Pratik Kumar
Pratik Kumar

Adding text labels to confusion matrix in Tensorflow for Tensorboard

I am customizing the code from Tensorflow's example, to train on my own images by adding additional dense layers, dropouts, momentum Gradient descent etc.

I wanted to add a confusion matrix to Tensorboard so I followed the first answer (Jerod's) from this post (I had also tried the second answer but facing some debugging issues) and added a few lines to add_evaluation_step function. So now it looks like :

def add_evaluation_step(result_tensor, ground_truth_tensor):

  with tf.name_scope('accuracy'):
    with tf.name_scope('correct_prediction'):
      prediction = tf.argmax(result_tensor, 1)
      correct_prediction = tf.equal(
          prediction, tf.argmax(ground_truth_tensor, 1))
    with tf.name_scope('accuracy'):
      evaluation_step = tf.reduce_mean(tf.cast(correct_prediction, tf.float32))
  tf.summary.scalar('accuracy', evaluation_step)
  print('prediction shape :: {}'.format(ground_truth_tensor))

  #Add confusion matrix
  batch_confusion = tf.confusion_matrix(tf.argmax(ground_truth_tensor, 1), prediction,
  # Create an accumulator variable to hold the counts
  confusion = tf.Variable( tf.zeros([7,7], 
                                          dtype=tf.int32 ),
                                 name='confusion' )
  # Create the update op for doing a "+=" accumulation on the batch
  confusion_update = confusion.assign( confusion + batch_confusion )
  # Cast counts to float so tf.summary.image renormalizes to [0,255]
  confusion_image = tf.reshape( tf.cast( confusion_update, tf.float32),
                                 [1, 7, 7, 1])


  return evaluation_step, prediction

This gives me : confusion matrix

My question is how can I add the labels to the rows(actual class) and columns(Predicted class). To get something like :

required confusion matrix

Pratik Kumar
Pratik Kumar

Following MLNINJA's answer helped me to only only get the labels but also a beautiful live streamed visualization. Here's how I did it.

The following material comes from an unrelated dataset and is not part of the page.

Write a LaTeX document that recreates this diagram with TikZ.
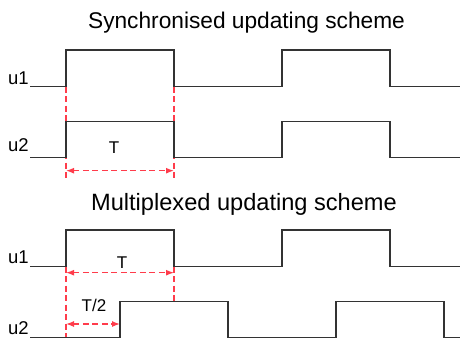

First I wrote this function into

from textwrap import wrap
import itertools
import matplotlib
import tfplot
import os
import re

def plot_confusion_matrix(correct_labels, predict_labels,labels,session, title='Confusion matrix', tensor_name = 'MyFigure/image', normalize=False):
  conf = tf.contrib.metrics.confusion_matrix(correct_labels, predict_labels)

  if normalize:
    cm = cm.astype('float')*10 / cm.sum(axis=1)[:, np.newaxis]
    cm = np.nan_to_num(cm, copy=True)
    cm = cm.astype('int')


  fig = matplotlib.figure.Figure(figsize=(7, 7), dpi=320, facecolor='w', edgecolor='k')
  ax = fig.add_subplot(1, 1, 1)
  im = ax.imshow(cm, cmap='Oranges')

  classes = [re.sub(r'([a-z](?=[A-Z])|[A-Z](?=[A-Z][a-z]))', r'\1 ', x) for x in labels]
  classes = ['\n'.join(wrap(l, 40)) for l in classes]

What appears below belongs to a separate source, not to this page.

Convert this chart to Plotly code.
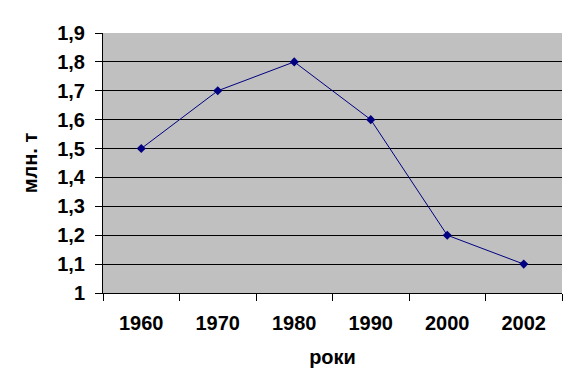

  tick_marks = np.arange(len(classes))

  ax.set_xlabel('Predicted', fontsize=7)
  c = ax.set_xticklabels(classes, fontsize=10, rotation=-90,  ha='center')

  ax.set_ylabel('True Label', fontsize=7)
  ax.set_yticklabels(classes, fontsize=10, va ='center')

  for i, j in itertools.product(range(cm.shape[0]), range(cm.shape[1])):
    ax.text(j, i, format(cm[i, j], 'd') if cm[i,j]!=0 else '.', horizontalalignment="center", fontsize=6, verticalalignment='center', color= "black")

  summary = tfplot.figure.to_summary(fig, tag=tensor_name)
  return summary

In my version of main function, first a summary writer conf__writer at line 1227 for the confusion matrix is created. Then the function is called with in the if(line 1261) clause that is invoked(at line 1287) for every evaluation step and finally the summary is written into the summary directory at line 1288.

Note: also the add_evaluation_step function has been modified to return the tensor for ground truth inputs. In line 1278 this is run to get the array of ground truth inputs which is fed to the plot_confusion_matrix function.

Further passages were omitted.